▶ [Goal of the exercise]: Begin with the first line of the material and write out each line exactly, ending with the line that contains "var mainHigh = [10.70, 7.28, 1.86, 0.95];". Pictures are not part of the copy.

_ _ _ _

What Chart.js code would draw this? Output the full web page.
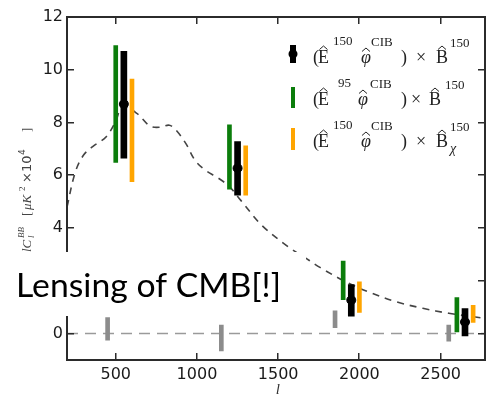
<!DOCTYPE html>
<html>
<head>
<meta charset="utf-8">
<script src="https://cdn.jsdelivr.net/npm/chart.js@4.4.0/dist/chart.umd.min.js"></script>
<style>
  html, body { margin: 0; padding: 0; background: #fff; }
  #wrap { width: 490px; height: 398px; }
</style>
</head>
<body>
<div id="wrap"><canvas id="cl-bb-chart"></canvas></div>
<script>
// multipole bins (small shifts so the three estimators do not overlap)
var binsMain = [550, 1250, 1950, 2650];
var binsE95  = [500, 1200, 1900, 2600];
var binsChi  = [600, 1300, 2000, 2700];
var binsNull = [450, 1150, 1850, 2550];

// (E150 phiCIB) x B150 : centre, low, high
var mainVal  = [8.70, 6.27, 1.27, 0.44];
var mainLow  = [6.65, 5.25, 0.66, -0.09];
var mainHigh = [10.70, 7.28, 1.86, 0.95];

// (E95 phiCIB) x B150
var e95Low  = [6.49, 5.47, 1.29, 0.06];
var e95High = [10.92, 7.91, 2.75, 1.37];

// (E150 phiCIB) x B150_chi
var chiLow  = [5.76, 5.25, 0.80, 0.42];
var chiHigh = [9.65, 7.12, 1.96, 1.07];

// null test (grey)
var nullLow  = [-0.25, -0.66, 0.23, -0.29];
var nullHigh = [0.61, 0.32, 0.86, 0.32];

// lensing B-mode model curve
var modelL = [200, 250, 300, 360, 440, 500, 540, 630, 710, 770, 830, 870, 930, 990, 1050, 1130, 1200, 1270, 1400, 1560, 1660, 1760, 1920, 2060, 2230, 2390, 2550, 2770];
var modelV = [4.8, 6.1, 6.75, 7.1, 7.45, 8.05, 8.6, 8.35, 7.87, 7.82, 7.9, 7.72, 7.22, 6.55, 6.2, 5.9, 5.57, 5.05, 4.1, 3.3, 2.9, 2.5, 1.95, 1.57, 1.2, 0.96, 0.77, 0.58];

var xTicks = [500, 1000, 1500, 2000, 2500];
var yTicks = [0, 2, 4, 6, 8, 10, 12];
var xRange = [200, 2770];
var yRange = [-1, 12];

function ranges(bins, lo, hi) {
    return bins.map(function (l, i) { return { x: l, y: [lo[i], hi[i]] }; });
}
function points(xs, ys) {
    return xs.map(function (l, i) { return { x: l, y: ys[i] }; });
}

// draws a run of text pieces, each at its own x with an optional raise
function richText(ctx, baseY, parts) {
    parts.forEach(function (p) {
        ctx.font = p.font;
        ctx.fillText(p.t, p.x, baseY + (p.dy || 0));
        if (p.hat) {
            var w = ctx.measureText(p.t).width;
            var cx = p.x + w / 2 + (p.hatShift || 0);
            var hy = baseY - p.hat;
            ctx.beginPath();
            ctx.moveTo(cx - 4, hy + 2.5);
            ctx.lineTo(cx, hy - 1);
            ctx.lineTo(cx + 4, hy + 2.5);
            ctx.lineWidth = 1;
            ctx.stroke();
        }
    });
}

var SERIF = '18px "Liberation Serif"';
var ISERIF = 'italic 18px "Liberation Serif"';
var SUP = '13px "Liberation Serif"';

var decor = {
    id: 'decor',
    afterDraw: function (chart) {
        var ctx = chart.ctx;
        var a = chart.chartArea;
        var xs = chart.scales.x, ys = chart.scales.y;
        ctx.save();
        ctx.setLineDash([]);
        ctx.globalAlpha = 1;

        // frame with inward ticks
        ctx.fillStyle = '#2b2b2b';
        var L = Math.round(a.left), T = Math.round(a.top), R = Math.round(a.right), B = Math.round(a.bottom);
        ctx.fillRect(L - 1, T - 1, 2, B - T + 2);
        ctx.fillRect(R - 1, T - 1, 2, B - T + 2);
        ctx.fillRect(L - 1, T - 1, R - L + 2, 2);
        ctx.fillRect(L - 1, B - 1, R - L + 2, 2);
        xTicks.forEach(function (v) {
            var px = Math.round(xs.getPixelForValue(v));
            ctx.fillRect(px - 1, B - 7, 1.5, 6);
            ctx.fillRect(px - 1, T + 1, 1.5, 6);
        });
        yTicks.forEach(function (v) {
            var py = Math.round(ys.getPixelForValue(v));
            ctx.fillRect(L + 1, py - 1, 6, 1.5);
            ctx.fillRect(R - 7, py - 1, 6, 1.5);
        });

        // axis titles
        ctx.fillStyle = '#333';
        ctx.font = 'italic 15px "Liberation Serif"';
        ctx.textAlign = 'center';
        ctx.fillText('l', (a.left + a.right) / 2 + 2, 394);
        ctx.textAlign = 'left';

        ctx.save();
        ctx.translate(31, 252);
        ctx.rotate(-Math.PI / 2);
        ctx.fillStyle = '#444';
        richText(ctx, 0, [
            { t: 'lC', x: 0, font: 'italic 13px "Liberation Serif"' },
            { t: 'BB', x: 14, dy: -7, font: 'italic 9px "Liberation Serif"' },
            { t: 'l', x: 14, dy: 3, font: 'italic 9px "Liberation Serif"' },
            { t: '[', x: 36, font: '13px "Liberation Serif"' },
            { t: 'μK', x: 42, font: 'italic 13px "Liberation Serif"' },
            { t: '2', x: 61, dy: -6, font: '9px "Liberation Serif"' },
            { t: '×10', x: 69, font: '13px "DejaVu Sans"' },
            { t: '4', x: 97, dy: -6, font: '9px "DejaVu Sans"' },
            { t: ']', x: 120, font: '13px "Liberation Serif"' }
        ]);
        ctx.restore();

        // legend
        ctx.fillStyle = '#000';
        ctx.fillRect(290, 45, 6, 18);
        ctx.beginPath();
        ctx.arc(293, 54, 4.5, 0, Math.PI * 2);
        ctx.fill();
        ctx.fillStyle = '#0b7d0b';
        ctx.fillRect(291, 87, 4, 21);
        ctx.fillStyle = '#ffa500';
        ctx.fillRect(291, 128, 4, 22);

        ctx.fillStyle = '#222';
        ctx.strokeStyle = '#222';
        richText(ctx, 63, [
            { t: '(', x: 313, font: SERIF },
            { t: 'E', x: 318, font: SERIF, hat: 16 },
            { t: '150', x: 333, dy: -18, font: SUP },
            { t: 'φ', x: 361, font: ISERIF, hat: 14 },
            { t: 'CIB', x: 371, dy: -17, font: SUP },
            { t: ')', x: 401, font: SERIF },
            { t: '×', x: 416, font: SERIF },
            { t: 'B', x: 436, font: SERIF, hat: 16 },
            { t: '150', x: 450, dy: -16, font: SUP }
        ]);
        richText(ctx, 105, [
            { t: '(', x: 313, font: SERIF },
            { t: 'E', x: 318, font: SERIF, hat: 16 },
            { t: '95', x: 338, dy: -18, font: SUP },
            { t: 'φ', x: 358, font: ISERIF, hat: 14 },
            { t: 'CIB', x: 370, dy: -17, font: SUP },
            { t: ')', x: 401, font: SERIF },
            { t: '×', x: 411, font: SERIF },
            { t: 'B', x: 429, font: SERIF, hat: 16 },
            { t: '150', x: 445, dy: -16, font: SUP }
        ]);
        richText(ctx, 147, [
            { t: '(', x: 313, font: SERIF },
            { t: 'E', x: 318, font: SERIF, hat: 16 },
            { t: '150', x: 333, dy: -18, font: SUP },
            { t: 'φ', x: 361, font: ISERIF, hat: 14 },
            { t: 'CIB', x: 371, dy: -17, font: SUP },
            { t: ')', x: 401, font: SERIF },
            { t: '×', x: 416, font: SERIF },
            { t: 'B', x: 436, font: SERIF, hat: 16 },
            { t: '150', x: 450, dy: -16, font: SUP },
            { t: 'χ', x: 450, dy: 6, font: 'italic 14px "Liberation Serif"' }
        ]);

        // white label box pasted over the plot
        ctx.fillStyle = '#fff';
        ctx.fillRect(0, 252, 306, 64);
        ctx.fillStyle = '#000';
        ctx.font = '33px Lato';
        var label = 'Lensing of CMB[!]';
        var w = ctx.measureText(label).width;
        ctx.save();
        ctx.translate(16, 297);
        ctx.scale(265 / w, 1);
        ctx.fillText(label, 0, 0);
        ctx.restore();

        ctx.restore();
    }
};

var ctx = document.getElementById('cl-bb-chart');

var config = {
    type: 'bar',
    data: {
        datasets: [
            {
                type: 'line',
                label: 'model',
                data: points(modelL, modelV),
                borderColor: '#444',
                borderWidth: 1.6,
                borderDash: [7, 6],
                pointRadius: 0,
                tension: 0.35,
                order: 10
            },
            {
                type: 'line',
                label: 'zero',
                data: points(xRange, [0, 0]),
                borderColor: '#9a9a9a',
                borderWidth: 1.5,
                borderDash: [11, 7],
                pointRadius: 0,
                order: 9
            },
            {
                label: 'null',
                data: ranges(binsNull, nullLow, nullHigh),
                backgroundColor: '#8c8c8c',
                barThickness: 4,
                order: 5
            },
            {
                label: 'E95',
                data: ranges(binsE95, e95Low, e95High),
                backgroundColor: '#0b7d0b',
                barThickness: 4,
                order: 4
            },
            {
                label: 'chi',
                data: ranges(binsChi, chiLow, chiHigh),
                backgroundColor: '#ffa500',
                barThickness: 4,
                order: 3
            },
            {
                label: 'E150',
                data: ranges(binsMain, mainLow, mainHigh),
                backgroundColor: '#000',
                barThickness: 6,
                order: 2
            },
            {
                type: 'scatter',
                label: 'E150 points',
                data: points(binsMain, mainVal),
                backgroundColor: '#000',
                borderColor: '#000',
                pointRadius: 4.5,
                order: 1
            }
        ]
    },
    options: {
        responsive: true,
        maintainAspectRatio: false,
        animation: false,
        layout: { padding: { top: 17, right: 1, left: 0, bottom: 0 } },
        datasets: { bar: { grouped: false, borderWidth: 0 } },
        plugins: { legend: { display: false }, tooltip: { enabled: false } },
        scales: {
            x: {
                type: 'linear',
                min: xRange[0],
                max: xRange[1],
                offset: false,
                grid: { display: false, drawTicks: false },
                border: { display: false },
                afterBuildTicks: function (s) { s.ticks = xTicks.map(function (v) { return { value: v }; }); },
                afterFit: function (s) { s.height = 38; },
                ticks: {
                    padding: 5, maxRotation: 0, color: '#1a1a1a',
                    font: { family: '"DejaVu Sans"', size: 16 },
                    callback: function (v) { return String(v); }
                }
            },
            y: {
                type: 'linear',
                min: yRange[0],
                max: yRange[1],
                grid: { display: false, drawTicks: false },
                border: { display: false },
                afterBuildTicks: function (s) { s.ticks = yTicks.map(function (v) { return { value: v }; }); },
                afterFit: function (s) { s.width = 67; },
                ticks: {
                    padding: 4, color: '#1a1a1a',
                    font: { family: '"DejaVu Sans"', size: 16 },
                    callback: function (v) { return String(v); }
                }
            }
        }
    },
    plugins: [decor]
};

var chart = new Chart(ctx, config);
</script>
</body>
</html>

_ _ _ _

▶ [Complete response]:
What Chart.js code would draw this? Output the full web page.
<!DOCTYPE html>
<html>
<head>
<meta charset="utf-8">
<script src="https://cdn.jsdelivr.net/npm/chart.js@4.4.0/dist/chart.umd.min.js"></script>
<style>
  html, body { margin: 0; padding: 0; background: #fff; }
  #wrap { width: 490px; height: 398px; }
</style>
</head>
<body>
<div id="wrap"><canvas id="cl-bb-chart"></canvas></div>
<script>
// multipole bins (small shifts so the three estimators do not overlap)
var binsMain = [550, 1250, 1950, 2650];
var binsE95  = [500, 1200, 1900, 2600];
var binsChi  = [600, 1300, 2000, 2700];
var binsNull = [450, 1150, 1850, 2550];

// (E150 phiCIB) x B150 : centre, low, high
var mainVal  = [8.70, 6.27, 1.27, 0.44];
var mainLow  = [6.65, 5.25, 0.66, -0.09];
var mainHigh = [10.70, 7.28, 1.86, 0.95];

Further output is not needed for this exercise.